• _Problem_:
Skip the pictures and extract all of the lines exactly as written.

• _Material provided_:
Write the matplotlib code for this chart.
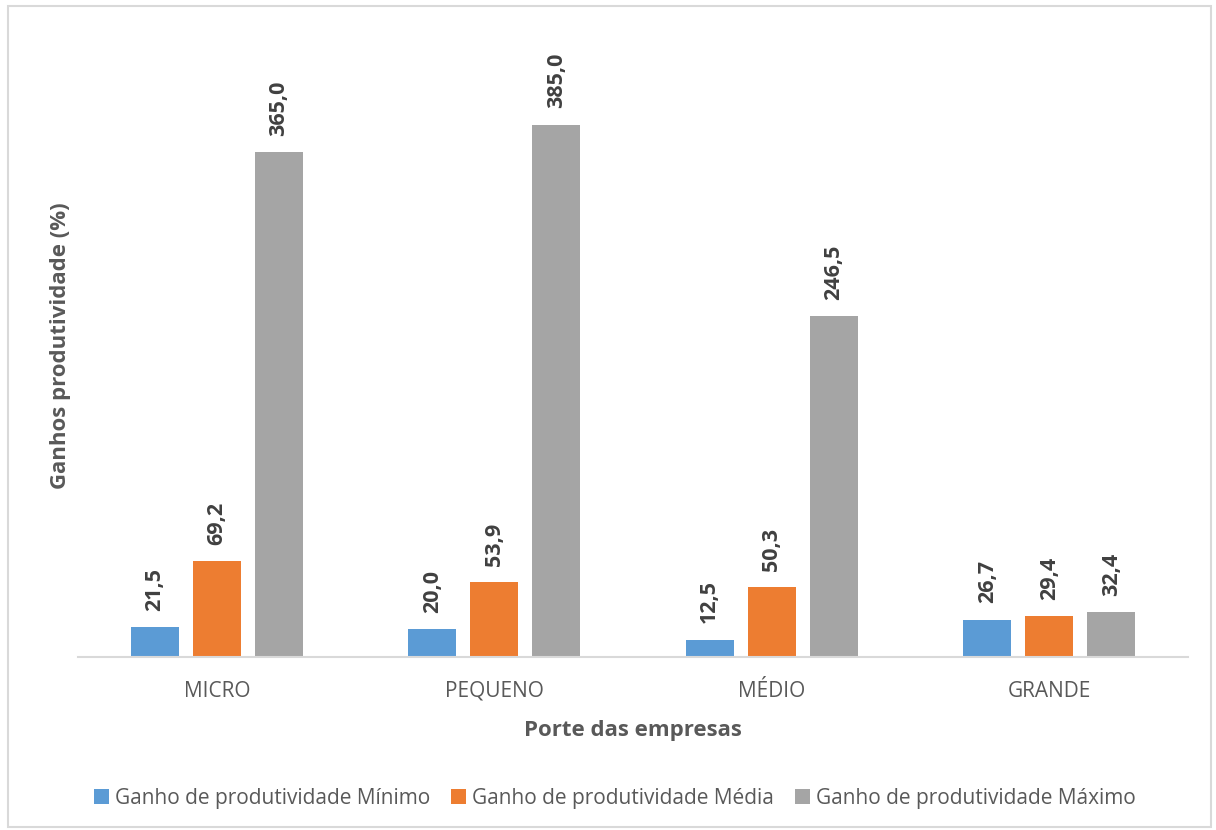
import numpy as np
import matplotlib.pyplot as plt

plt.rcParams['font.family'] = ['Open Sans', 'DejaVu Sans']

categories = ['MICRO', 'PEQUENO', 'MÉDIO', 'GRANDE']
series_names = ['Ganho de produtividade Mínimo',
                'Ganho de produtividade Média',
                'Ganho de produtividade Máximo']
minimo = [21.5, 20.0, 12.5, 26.7]
media = [69.2, 53.9, 50.3, 29.4]
maximo = [365.0, 385.0, 246.5, 32.4]
colors = ['#5B9BD5', '#ED7D31', '#A5A5A5']

fig = plt.figure(figsize=(12.16, 8.30), dpi=100)
# light frame around the whole chart
fig.patches.append(plt.Rectangle((8 / 1216, 3 / 830), 1203 / 1216, 821 / 830,
                                 transform=fig.transFigure, fill=False,
                                 edgecolor='#D9D9D9', linewidth=1.5))

ax = fig.add_axes([78 / 1216, 173 / 830, 1110 / 1216, 622 / 830])
x = np.arange(len(categories))
width = 0.173
step = 0.2234

for i, (vals, col, name) in enumerate(zip([minimo, media, maximo], colors, series_names)):
    bars = ax.bar(x + (i - 1) * step, vals, width, color=col, label=name)
    for b, v in zip(bars, vals):
        ax.annotate(f'{v:.1f}'.replace('.', ','),
                    (b.get_x() + b.get_width() / 2, v),
                    xytext=(0, 12), textcoords='offset points',
                    rotation=90, ha='center', va='bottom',
                    fontsize=15.5, fontweight='bold', color='#404040')

ax.set_xlim(-0.5, 3.5)
ax.set_ylim(0, 450)
ax.set_yticks([])
for s in ['top', 'right', 'left']:
    ax.spines[s].set_visible(False)
ax.spines['bottom'].set_color('#D9D9D9')
ax.spines['bottom'].set_linewidth(1.5)
ax.set_xticks(x)
ax.set_xticklabels(categories, fontsize=15, color='#595959')
ax.tick_params(axis='x', length=0, pad=17)

ax.set_xlabel('Porte das empresas', fontsize=16, fontweight='bold',
              color='#595959', labelpad=13)
ax.set_ylabel('Ganhos produtividade (%)', fontsize=16, fontweight='bold',
              color='#595959', labelpad=5)

fig.legend(loc='center', bbox_to_anchor=(615 / 1216, 1 - 798 / 830), ncol=3,
           frameon=False, fontsize=15, handlelength=0.7, handleheight=0.7,
           handletextpad=0.3, columnspacing=1.0, labelcolor='#595959')

fig.savefig('out.png', dpi=100)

• _Task response_:
Write the matplotlib code for this chart.
import numpy as np
import matplotlib.pyplot as plt

plt.rcParams['font.family'] = ['Open Sans', 'DejaVu Sans']

categories = ['MICRO', 'PEQUENO', 'MÉDIO', 'GRANDE']
series_names = ['Ganho de produtividade Mínimo',
                'Ganho de produtividade Média',
                'Ganho de produtividade Máximo']
minimo = [21.5, 20.0, 12.5, 26.7]
media = [69.2, 53.9, 50.3, 29.4]
maximo = [365.0, 385.0, 246.5, 32.4]
colors = ['#5B9BD5', '#ED7D31', '#A5A5A5']

fig = plt.figure(figsize=(12.16, 8.30), dpi=100)
# light frame around the whole chart
fig.patches.append(plt.Rectangle((8 / 1216, 3 / 830), 1203 / 1216, 821 / 830,
                                 transform=fig.transFigure, fill=False,
                                 edgecolor='#D9D9D9', linewidth=1.5))

ax = fig.add_axes([78 / 1216, 173 / 830, 1110 / 1216, 622 / 830])
x = np.arange(len(categories))
width = 0.173
step = 0.2234

for i, (vals, col, name) in enumerate(zip([minimo, media, maximo], colors, series_names)):
    bars = ax.bar(x + (i - 1) * step, vals, width, color=col, label=name)
    for b, v in zip(bars, vals):
        ax.annotate(f'{v:.1f}'.replace('.', ','),
                    (b.get_x() + b.get_width() / 2, v),
                    xytext=(0, 12), textcoords='offset points',
                    rotation=90, ha='center', va='bottom',
                    fontsize=15.5, fontweight='bold', color='#404040')

ax.set_xlim(-0.5, 3.5)
ax.set_ylim(0, 450)
ax.set_yticks([])
for s in ['top', 'right', 'left']:
    ax.spines[s].set_visible(False)
ax.spines['bottom'].set_color('#D9D9D9')
ax.spines['bottom'].set_linewidth(1.5)
ax.set_xticks(x)
ax.set_xticklabels(categories, fontsize=15, color='#595959')
ax.tick_params(axis='x', length=0, pad=17)

ax.set_xlabel('Porte das empresas', fontsize=16, fontweight='bold',
              color='#595959', labelpad=13)
ax.set_ylabel('Ganhos produtividade (%)', fontsize=16, fontweight='bold',
              color='#595959', labelpad=5)

fig.legend(loc='center', bbox_to_anchor=(615 / 1216, 1 - 798 / 830), ncol=3,
           frameon=False, fontsize=15, handlelength=0.7, handleheight=0.7,
           handletextpad=0.3, columnspacing=1.0, labelcolor='#595959')

fig.savefig('out.png', dpi=100)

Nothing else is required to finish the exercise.